• _Written task_
Reproduce, character for character, the lines below from the first through the one with "const yTicks = [2, 2.6, 3.2, 3.8, 4.4, 5];". Leave pictures out.

• _Dataset extract_
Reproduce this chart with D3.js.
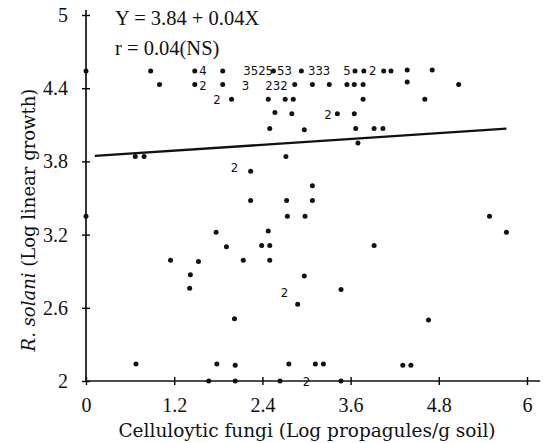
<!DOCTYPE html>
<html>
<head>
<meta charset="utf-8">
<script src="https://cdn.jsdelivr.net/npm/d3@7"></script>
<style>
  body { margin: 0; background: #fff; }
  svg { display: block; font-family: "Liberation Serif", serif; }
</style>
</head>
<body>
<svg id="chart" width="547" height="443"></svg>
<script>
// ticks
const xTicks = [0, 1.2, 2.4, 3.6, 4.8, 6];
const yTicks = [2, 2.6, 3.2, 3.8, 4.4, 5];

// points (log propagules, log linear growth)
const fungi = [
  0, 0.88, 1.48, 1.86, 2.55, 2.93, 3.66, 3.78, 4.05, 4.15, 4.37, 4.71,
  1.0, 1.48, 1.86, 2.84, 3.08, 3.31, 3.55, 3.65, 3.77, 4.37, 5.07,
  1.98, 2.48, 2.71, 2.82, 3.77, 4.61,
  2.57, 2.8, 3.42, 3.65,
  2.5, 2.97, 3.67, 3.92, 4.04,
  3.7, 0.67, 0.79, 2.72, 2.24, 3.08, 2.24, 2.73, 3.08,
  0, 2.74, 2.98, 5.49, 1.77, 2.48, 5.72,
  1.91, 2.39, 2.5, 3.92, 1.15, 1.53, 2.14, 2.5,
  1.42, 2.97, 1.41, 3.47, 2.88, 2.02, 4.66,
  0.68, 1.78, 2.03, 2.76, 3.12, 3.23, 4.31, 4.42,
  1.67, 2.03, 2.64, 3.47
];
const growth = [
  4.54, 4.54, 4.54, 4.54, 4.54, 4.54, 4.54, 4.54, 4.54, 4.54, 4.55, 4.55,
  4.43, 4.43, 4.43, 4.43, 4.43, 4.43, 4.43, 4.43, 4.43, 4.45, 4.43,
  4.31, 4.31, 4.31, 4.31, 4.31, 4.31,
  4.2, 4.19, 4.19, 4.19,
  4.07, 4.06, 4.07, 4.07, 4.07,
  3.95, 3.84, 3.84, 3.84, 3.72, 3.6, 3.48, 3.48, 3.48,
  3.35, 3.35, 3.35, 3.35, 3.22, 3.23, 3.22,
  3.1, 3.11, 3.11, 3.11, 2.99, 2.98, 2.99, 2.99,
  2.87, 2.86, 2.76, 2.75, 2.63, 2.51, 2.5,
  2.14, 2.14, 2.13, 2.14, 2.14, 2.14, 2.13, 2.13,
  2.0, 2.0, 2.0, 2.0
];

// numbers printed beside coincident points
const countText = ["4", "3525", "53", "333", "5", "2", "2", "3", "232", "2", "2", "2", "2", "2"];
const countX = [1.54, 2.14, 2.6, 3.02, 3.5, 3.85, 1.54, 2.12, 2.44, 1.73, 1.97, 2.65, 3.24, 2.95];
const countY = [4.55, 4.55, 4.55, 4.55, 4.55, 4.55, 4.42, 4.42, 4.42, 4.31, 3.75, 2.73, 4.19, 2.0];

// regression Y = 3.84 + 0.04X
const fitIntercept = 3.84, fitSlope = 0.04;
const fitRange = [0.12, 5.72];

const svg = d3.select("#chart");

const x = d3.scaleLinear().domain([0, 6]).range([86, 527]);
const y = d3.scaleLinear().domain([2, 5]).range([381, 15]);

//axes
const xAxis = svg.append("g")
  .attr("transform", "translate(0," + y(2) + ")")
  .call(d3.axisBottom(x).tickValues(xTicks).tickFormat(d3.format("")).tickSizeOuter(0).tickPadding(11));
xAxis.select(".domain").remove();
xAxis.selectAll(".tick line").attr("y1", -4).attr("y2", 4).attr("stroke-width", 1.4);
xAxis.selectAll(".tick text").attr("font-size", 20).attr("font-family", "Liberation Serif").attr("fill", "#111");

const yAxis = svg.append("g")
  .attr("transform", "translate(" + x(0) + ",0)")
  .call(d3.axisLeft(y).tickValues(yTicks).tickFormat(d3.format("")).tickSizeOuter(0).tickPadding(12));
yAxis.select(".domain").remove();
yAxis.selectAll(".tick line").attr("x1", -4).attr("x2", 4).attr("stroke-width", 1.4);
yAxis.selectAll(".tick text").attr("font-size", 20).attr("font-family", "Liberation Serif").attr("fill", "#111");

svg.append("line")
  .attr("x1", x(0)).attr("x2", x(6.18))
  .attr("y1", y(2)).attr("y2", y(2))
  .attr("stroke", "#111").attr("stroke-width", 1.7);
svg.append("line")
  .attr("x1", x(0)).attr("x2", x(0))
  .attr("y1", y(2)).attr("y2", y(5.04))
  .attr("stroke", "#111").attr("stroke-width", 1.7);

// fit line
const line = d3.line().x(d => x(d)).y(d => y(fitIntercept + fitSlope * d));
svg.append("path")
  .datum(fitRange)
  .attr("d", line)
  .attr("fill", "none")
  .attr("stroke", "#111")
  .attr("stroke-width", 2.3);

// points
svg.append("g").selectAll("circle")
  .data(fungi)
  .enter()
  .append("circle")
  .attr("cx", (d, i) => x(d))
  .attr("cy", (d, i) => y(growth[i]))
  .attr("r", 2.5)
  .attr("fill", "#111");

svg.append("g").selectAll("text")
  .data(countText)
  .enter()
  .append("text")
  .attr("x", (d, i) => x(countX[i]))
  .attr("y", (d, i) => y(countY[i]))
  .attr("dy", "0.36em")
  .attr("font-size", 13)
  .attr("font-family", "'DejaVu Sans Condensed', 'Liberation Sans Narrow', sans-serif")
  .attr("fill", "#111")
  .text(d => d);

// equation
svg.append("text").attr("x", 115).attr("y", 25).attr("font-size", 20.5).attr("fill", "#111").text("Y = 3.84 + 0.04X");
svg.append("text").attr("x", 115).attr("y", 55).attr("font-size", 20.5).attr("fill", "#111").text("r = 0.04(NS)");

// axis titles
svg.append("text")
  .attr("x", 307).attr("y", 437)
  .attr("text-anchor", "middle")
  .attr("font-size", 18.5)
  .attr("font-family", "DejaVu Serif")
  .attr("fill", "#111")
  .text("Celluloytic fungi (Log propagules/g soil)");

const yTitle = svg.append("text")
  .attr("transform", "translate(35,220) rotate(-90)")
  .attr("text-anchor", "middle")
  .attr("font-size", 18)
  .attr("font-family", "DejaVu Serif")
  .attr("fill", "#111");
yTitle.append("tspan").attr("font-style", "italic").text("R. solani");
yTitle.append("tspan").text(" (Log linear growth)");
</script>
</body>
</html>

• _Solution for this exercise_
Reproduce this chart with D3.js.
<!DOCTYPE html>
<html>
<head>
<meta charset="utf-8">
<script src="https://cdn.jsdelivr.net/npm/d3@7"></script>
<style>
  body { margin: 0; background: #fff; }
  svg { display: block; font-family: "Liberation Serif", serif; }
</style>
</head>
<body>
<svg id="chart" width="547" height="443"></svg>
<script>
// ticks
const xTicks = [0, 1.2, 2.4, 3.6, 4.8, 6];
const yTicks = [2, 2.6, 3.2, 3.8, 4.4, 5];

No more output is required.